Mercoledì 29/03/2023 Cambridge (Nuova Zelanda
La pioggia è stata leggera e il telo è già asciutto. Come d’abitudine, mi sveglio quando spunta il primo raggio di sole, da sopra gli alberi. Esco sul prato a scaldarmi e un uomo mi viene incontro dalla strada. Dice che la polizia sta cercando un filippino, dato per disperso ieri notte. Rientro all’ombra a ripiegare il sacco a pelo, esco a scaldarmi, rientro ad avvolgere l’amaca, esco a scaldarmi. Mentre sto smontando il campo un pezzo per volta, si scuotono i rami accanto a me e spunta un grosso cane, seguito da due uomini in divisa. È la polizia, chiaramente. “Sì, ero io quel tizio che telefonava a bordo strada ieri notte. No, non ho visto né sentito anima viva.” Proseguono oltre, mentre io finisco di riempire lo zaino e faccio colazione con un’altra lattina dei fagioli Macro comprati ad Auckland. Sull’etichetta c’è scritto “Packed in Italy”, è buffo che ci siamo incontrati di nuovo dall’altra parte del globo. Anche stamattina ripasso qualche kata di karate, prima di andare verso il centro di Cambridge.
Passo da un supermercato a recuperare un litro di latte, perché non bevo latte da un secolo e ho in cambusa sei etti di cereali al cioccolato. Saranno ottimi per reintegrare le vitamine B.
Trovo una bella panchina al sole, proprio davanti ad una banca con un potente wifi. Mentre sono seduto a sgranocchiare latte cereali e carote fresche, telefono a Matte. Matte è un grande appassionato di Tolkien e dei suoi scritti. Appena sente che sono già al secondo pasto del giorno si complimenta con me: fare la seconda colazione è una tradizionale abitudine degli hobbit.
Il sacchetto conteneva dodici porzioni, in teoria, ma è bene che lasci le ultime cinque per stasera. Vado in biblioteca.
In biblioteca non c’è vento, ho le mani calde e le articolazioni ben lubrificate. Tengo comunque la giacca pesante perché il caldo va gustato. Entro sera pubblico tre lunghi articoli, spianando la strada per il quarto, che è questo. Non è successo molto quel giorno, si fa presto a descriverlo.

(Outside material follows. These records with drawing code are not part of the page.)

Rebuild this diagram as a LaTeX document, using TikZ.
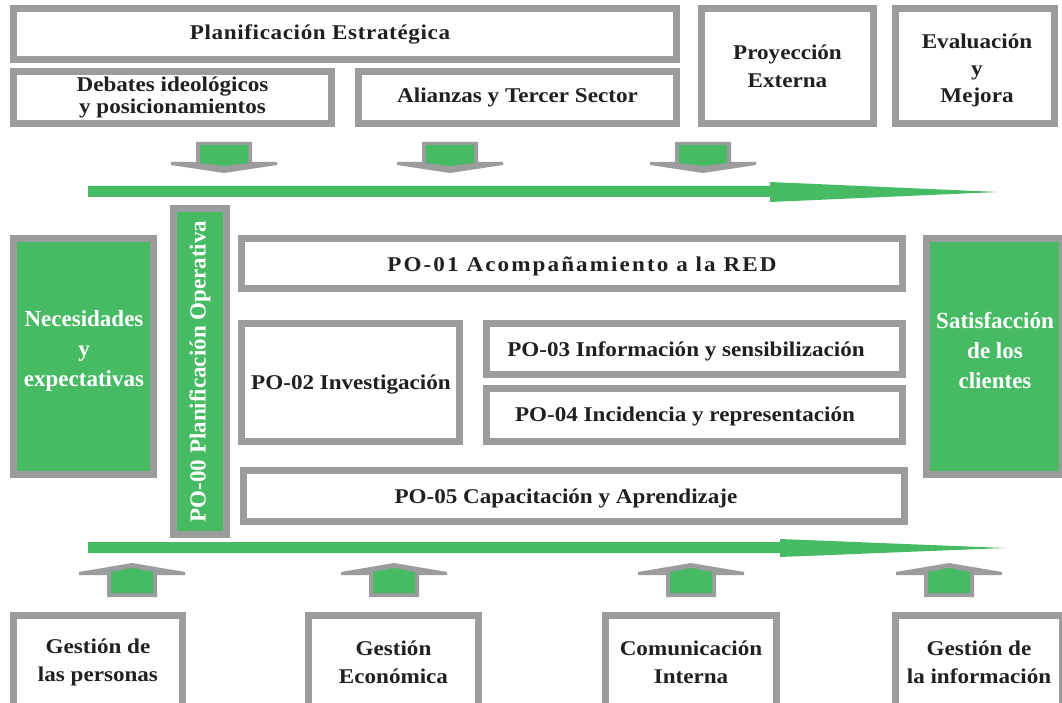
\documentclass[tikz,border=0pt]{standalone}
\usepackage{fontspec}
\setmainfont{Liberation Serif}
\newfontfamily\widefont[FakeStretch=1.1]{Liberation Serif}
\definecolor{bgray}{HTML}{9A9C9E}
\definecolor{pgreen}{HTML}{47BB64}
\definecolor{txt}{HTML}{221F22}
\tikzset{
  box/.style={draw=bgray, line width=7pt, fill=white, align=center, inner sep=0pt, text=txt,
    font=\widefont\bfseries\fontsize{21}{22}\selectfont},
  tallbox/.style={box, font=\widefont\bfseries\fontsize{21}{28}\selectfont},
  lowbox/.style={box, font=\widefont\bfseries\fontsize{21}{28}\selectfont},
  lbl/.style={inner sep=0pt, align=center, text=txt, font=\widefont\bfseries\fontsize{21}{22}\selectfont},
  gbox/.style={box, fill=pgreen, text=white, font=\bfseries\fontsize{23}{30}\selectfont},
  downarr/.pic={
    \fill[bgray] (-28,0) -- (28,0) -- (28,20) -- (53,20) -- (53,23) -- (0,31) -- (-53,23) -- (-53,20) -- (-28,20) -- cycle;
    \fill[pgreen] (-24,3) -- (24,3) -- (24,21) -- (0,24) -- (-24,21) -- cycle;
  },
  uparr/.pic={
    \fill[bgray] (0,0) -- (53,9) -- (53,12) -- (25,12) -- (25,34) -- (-25,34) -- (-25,12) -- (-53,12) -- (-53,9) -- cycle;
    \fill[pgreen] (0,5) -- (21,9) -- (21,30) -- (-21,30) -- (-21,9) -- cycle;
  }
}
\begin{document}
\begin{tikzpicture}[x=1pt,y=-1pt]
\useasboundingbox[fill=white] (0,0) rectangle (1062,703);
% top row
\node[box, minimum width=663, minimum height=51] (ple) at (345,34) {};
\node[lbl, font=\widefont\bfseries\fontsize{21}{22}\selectfont\addfontfeatures{LetterSpace=3}] (plet) at (320,34) {Planificación Estratégica};
\node[box, minimum width=318, minimum height=52] (deb) at (172.5,97.5) {Debates ideológicos\\y posicionamientos};
\node[box, minimum width=318, minimum height=52] (ali) at (517.5,97.5) {Alianzas y Tercer Sector};
\node[tallbox, minimum width=172, minimum height=115] (pro) at (787.5,66) {Proyección\\Externa};
\node[box, minimum width=159, minimum height=115] (eva) at (975,66) {};
\node[lbl, font=\widefont\bfseries\fontsize{21}{27}\selectfont] (evat) at (977,70) {Evaluación\\y\\Mejora};
% down arrows
\coordinate (d1) at (224,142);
\coordinate (d2) at (450,142);
\coordinate (d3) at (703,142);
\pic at (d1) {downarr};
\pic at (d2) {downarr};
\pic at (d3) {downarr};
% green flow bars
\fill[pgreen] (88,186) -- (770,186) -- (770,182) -- (998,192) -- (770,202) -- (770,197) -- (88,197) -- cycle;
\fill[pgreen] (88,542) -- (780,542) -- (780,539) -- (1005,548) -- (780,557) -- (780,553) -- (88,553) -- cycle;
% middle
\node[gbox, minimum width=140, minimum height=236] (nec) at (83.5,356.5) {};
\node[lbl, text=white, font=\bfseries\fontsize{23}{30}\selectfont] (nect) at (84,351) {Necesidades\\y\\expectativas};
\node[gbox, rotate=90, minimum width=326, minimum height=53] (po0) at (200,371.5) {PO-00 Planificación Operativa};
\node[box, minimum width=661, minimum height=50] (po1) at (572,263.5) {};
\node[lbl, font=\widefont\bfseries\fontsize{21}{22}\selectfont\addfontfeatures{LetterSpace=10}] (po1t) at (582,266) {PO-01 Acompañamiento a la RED};
\node[box, minimum width=218, minimum height=118] (po2) at (350.5,382.5) {};
\node[lbl] (po2t) at (351,385) {PO-02 Investigación};
\node[box, minimum width=416, minimum height=51] (po3) at (694.5,349) {};
\node[lbl] (po3t) at (686,351) {PO-03 Información y sensibilización};
\node[box, minimum width=416, minimum height=53] (po4) at (694.5,415) {};
\node[lbl] (po4t) at (685,416) {PO-04 Incidencia y representación};
\node[box, minimum width=661, minimum height=51] (po5) at (574,496) {};
\node[lbl] (po5t) at (566,498) {PO-05 Capacitación y Aprendizaje};
\node[gbox, minimum width=136, minimum height=236] (sat) at (994.5,356.5) {};
\node[lbl, text=white, font=\bfseries\fontsize{23}{30}\selectfont] (satt) at (995,351) {Satisfacción\\de los\\clientes};
% up arrows
\coordinate (u1) at (132,563);
\coordinate (u2) at (394,563);
\coordinate (u3) at (691,563);
\coordinate (u4) at (949,563);
\pic at (u1) {uparr};
\pic at (u2) {uparr};
\pic at (u3) {uparr};
\pic at (u4) {uparr};
% bottom row
\node[lowbox, minimum width=169, minimum height=93] (gp) at (98,662) {Gestión de\\las personas};
\node[lowbox, minimum width=170, minimum height=93] (ge) at (393.5,662) {Gestión\\Económica};
\node[lowbox, minimum width=171, minimum height=93] (ci) at (691,662) {Comunicación\\Interna};
\node[lowbox, minimum width=167, minimum height=93] (gi) at (979,662) {Gestión de\\la información};
\end{tikzpicture}
\end{document}
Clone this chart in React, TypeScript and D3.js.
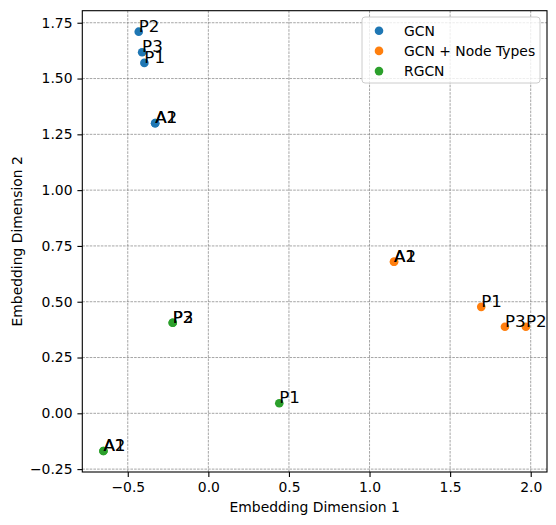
import { useEffect, useRef } from 'react';
import * as d3 from 'd3';

const seriesNames = ['GCN', 'GCN + Node Types', 'RGCN'];
const seriesColors = ['#1f77b4', '#ff7f0e', '#2ca02c'];
const nodeLabels = ['P1', 'P2', 'P3', 'A1', 'A2'];

const gcnX = [-0.397, -0.432, -0.411, -0.33, -0.33];
const gcnY = [1.57, 1.71, 1.618, 1.3, 1.3];
const typedX = [1.693, 1.97, 1.84, 1.152, 1.152];
const typedY = [0.477, 0.388, 0.388, 0.679, 0.679];
const rgcnX = [0.44, -0.221, -0.221, -0.651, -0.651];
const rgcnY = [0.045, 0.406, 0.406, -0.169, -0.169];

const xTicks = [-0.5, 0, 0.5, 1, 1.5, 2];
const yTicks = [-0.25, 0, 0.25, 0.5, 0.75, 1, 1.25, 1.5, 1.75];

type Point = { x: number; y: number; label: string; color: string };

const FONT = '"DejaVu Sans", sans-serif';

export default function App() {
  const svgRef = useRef<SVGSVGElement | null>(null);

  useEffect(() => {
    const svgElement = svgRef.current;
    if (!svgElement) return;
    const svg = d3.select(svgElement);
    svg.selectAll('*').remove();

    const width = 556;
    const height = 525;
    const plot = { left: 82.3, right: 547, top: 10.7, bottom: 472 };

    const xsAll = [...gcnX, ...typedX, ...rgcnX];
    const ysAll = [...gcnY, ...typedY, ...rgcnY];
    const [xMin, xMax] = d3.extent(xsAll) as [number, number];
    const [yMin, yMax] = d3.extent(ysAll) as [number, number];
    const xPad = (xMax - xMin) * 0.05;
    const yPad = (yMax - yMin) * 0.05;

    const x = d3.scaleLinear().domain([xMin - xPad, xMax + xPad]).range([plot.left, plot.right]);
    const y = d3.scaleLinear().domain([yMin - yPad, yMax + yPad]).range([plot.bottom, plot.top]);

    svg.attr('width', width).attr('height', height);
    svg.append('rect').attr('width', width).attr('height', height).attr('fill', '#ffffff');

    // grid
    const grid = svg.append('g').attr('class', 'grid');
    grid
      .selectAll('line.gx')
      .data(xTicks)
      .join('line')
      .attr('x1', (d) => x(d))
      .attr('x2', (d) => x(d))
      .attr('y1', plot.top)
      .attr('y2', plot.bottom)
      .attr('stroke', '#808080')
      .attr('stroke-width', 0.7)
      .attr('stroke-dasharray', '2.6 1.1');
    grid
      .selectAll('line.gy')
      .data(yTicks)
      .join('line')
      .attr('x1', plot.left)
      .attr('x2', plot.right)
      .attr('y1', (d) => y(d))
      .attr('y2', (d) => y(d))
      .attr('stroke', '#808080')
      .attr('stroke-width', 0.7)
      .attr('stroke-dasharray', '2.6 1.1');

    const fmtX = (v: d3.NumberValue) => d3.format('.1f')(v as number).replace('-', '\u2212');
    const fmtY = (v: d3.NumberValue) => d3.format('.2f')(v as number).replace('-', '\u2212');

    const xAxis = svg
      .append('g')
      .attr('transform', `translate(0,${plot.bottom})`)
      .call(d3.axisBottom(x).tickValues(xTicks).tickFormat(fmtX).tickSize(4.9).tickPadding(4.9).tickSizeOuter(0));
    const yAxis = svg
      .append('g')
      .attr('transform', `translate(${plot.left},0)`)
      .call(d3.axisLeft(y).tickValues(yTicks).tickFormat(fmtY).tickSize(4.9).tickPadding(4.9).tickSizeOuter(0));
    [xAxis, yAxis].forEach((g) => {
      g.select('.domain').remove();
      g.selectAll('line').attr('stroke', '#000').attr('stroke-width', 1.1);
      g.selectAll('text').attr('fill', '#000').attr('font-size', 13.9).attr('font-family', FONT);
    });

    // points and labels
    const groups: Point[][] = [
      [gcnX, gcnY],
      [typedX, typedY],
      [rgcnX, rgcnY],
    ].map(([xs, ys], si) => xs.map((v, i) => ({ x: v, y: ys[i], label: nodeLabels[i], color: seriesColors[si] })));

    const marks = svg.append('g').attr('class', 'marks');
    groups.forEach((pts) => {
      marks
        .append('g')
        .selectAll('circle')
        .data(pts)
        .join('circle')
        .attr('cx', (d) => x(d.x))
        .attr('cy', (d) => y(d.y))
        .attr('r', 4.3)
        .attr('fill', (d) => d.color);
      marks
        .append('g')
        .selectAll('text')
        .data(pts)
        .join('text')
        .attr('x', (d) => x(d.x))
        .attr('y', (d) => y(d.y))
        .attr('font-size', 16.7)
        .attr('font-family', FONT)
        .attr('fill', '#000')
        .text((d) => d.label);
    });

    // frame
    svg
      .append('rect')
      .attr('x', plot.left)
      .attr('y', plot.top)
      .attr('width', plot.right - plot.left)
      .attr('height', plot.bottom - plot.top)
      .attr('fill', 'none')
      .attr('stroke', '#000')
      .attr('stroke-width', 1.1);

    // axis titles
    svg
      .append('text')
      .attr('x', (plot.left + plot.right) / 2)
      .attr('y', 512)
      .attr('text-anchor', 'middle')
      .attr('font-size', 13.9)
      .attr('font-family', FONT)
      .text('Embedding Dimension 1');
    svg
      .append('text')
      .attr('transform', `translate(22,${(plot.top + plot.bottom) / 2}) rotate(-90)`)
      .attr('text-anchor', 'middle')
      .attr('font-size', 13.9)
      .attr('font-family', FONT)
      .text('Embedding Dimension 2');

    // legend
    const legend = svg.append('g').attr('transform', 'translate(362,17)');
    legend
      .append('rect')
      .attr('width', 178)
      .attr('height', 66)
      .attr('rx', 3)
      .attr('fill', '#ffffff')
      .attr('fill-opacity', 0.8)
      .attr('stroke', '#cccccc')
      .attr('stroke-width', 1);
    const rows = legend
      .selectAll('g.row')
      .data(seriesNames)
      .join('g')
      .attr('transform', (_, i) => `translate(0,${13.7 + i * 20.2})`);
    rows
      .append('circle')
      .attr('cx', 17)
      .attr('cy', 0)
      .attr('r', 4.3)
      .attr('fill', (_, i) => seriesColors[i]);
    rows
      .append('text')
      .attr('x', 42)
      .attr('y', 5)
      .attr('font-size', 13.9)
      .attr('font-family', FONT)
      .attr('fill', '#000')
      .text((d) => d);
  }, []);

  return <svg ref={svgRef} style={{ position: 'absolute', left: 0, top: 0 }} />;
}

La biblioteca al mercoledì chiude alle otto, quindi me la prendo comoda e mi fermo sulla panchina sotto il portico a cenare. Fagioli, latte e il resto dei cereali. Torno davanti alla banca e tento dieci telefonate, in quattro diversi fusi orari. Sul momento non risponde nessuno, poi via via vengo richiamato e finisce che all’una di notte sono ancora al telefono davanti alla banca. Da molte ore non c’è anima viva. È impressionante come le strade si svuotino improvvisamente al calare del sole, qui come anche in Australia. Forse è il caso di andare a dormire.
Ho già usato il campo da golf, quindi questa sera vado in un’altra zona verde, un piccolo bosco nei pressi del cimitero. Mi incammino con le ali ai piedi, stupito che lo zaino non dimostri i propri ventitre chili. Ultimamente mi capita spesso.
Non incontro nessuno e arrivo al limitare della città svoltando verso il cimitero. Maledizione, è recintato! No, aspetta, il cancello è spalancato. Entro, guidato solo dal riverbero del cielo.
Accendo la torcia del telefono giusto per cercare un passaggio nello steccato sul retro. Imbocco un sentiero attrezzato con un corrimano di legno, che scende attraverso un bosco fitto e buio.
Il terreno è ripidissimo, ma la mia amaca è sempre in piano. Basta inoltrarsi dieci metri nel folto per sparire completamente dalla vista. Con qualche scivolone sull’erba, preparo il giaciglio e mi dedico al riposo.